Privacy is one of the problems of our time—it concerns more or less everyone. Privacy means, roughly, very roughly, that we are all entitled to go about our business without the rest of the world—and, in particular, agencies linked to the organs of power—knowing what we’re doing. There are of course institutions that try to protect privacy. And so it’s all the more worrying that it’s possible out there to discover through our credit cards what we’ve been buying, which hotel we’ve stayed at, and where we’ve dined. The same is true with telephone tapping, except in cases where it’s essential for identifying criminals; indeed, Vodafone has recently warned that agents from every country can find out more or less secretly whom we are telephoning and what we are saying.

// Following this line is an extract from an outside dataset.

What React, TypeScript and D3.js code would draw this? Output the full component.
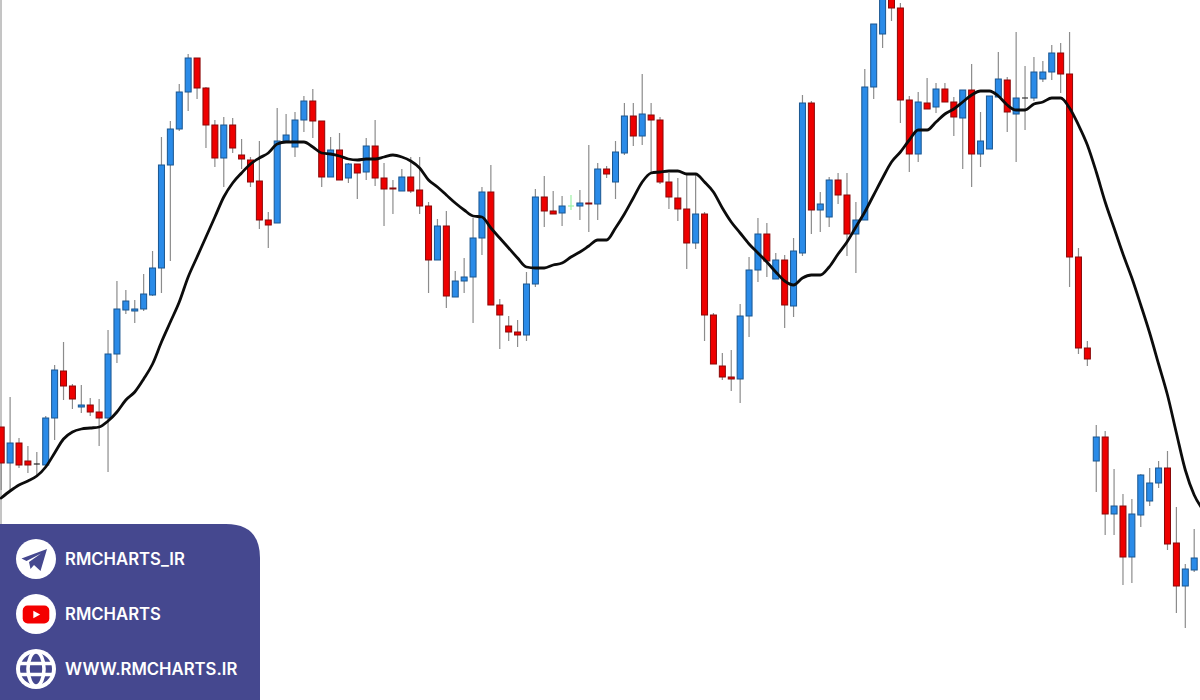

Privacy therefore seems a right that each of us should want to defend at all costs, to make sure that we don’t find ourselves in a world of Big Brother, the real Big Brother, where the universal eye can monitor all that we do or even think.
But the question is whether people are really concerned about privacy. At one time the threat to privacy came from gossip. The fear of gossip, or the washing of dirty linen in public, came from the impact it had on our public reputation. But perhaps in the so-called liquid society, where people suffer from lack of identity and values, and have no points of reference, the only means for obtaining social recognition is through “being seen” at all costs.
And so a woman today who goes out and sells herself, who at one time would have tried to keep her vocation hidden from her family and neighbors perhaps by describing herself as an “escort,” happily performs her role in public and even appears on television; the couples who once jealously guarded their differences now take part in trash broadcasts, telling everyone about their adultery and unfaithfulness, to public applause; on the train, our neighbor yells into his cell phone about what he thinks of his sister-in-law and what his tax consultant ought to be doing; those under criminal investigation, instead of withdrawing to the countryside until the wave of scandal has died down, now generally prefer to appear in public with a smile on their face, since it’s better to be a dishonest celebrity than an honest nonentity.
A recent article by Zygmunt Bauman in La Repubblica reported that the social networks (especially Facebook), instruments for keeping an eye on other people’s thoughts and emotions, are being used by the organs of power, but with the enthusiastic endorsement of those taking part. Bauman also talks about a “confessional society, promoting public self-exposure to the rank of the prime and easiest available, as well as arguably the most potent and only truly proficient proof of social existence.” In other words, for the first time in the history of mankind, those who are being spied upon are helping the spies to make their work easier, and gain satisfaction from being observed as they live, even if at times they are behaving like criminals or idiots.
It is also true that, as soon as everyone is capable of knowing everything about everyone, and everyone identifies with the sum of the inhabitants of the planet, the excess of information can produce only confusion, noise, and silence. But this ought to worry the spies, whereas those being spied upon think it’s a good thing that their friends, their neighbors, and perhaps their enemies know their most intimate secrets, as this is the only way they feel themselves to be a living and active part of the social body.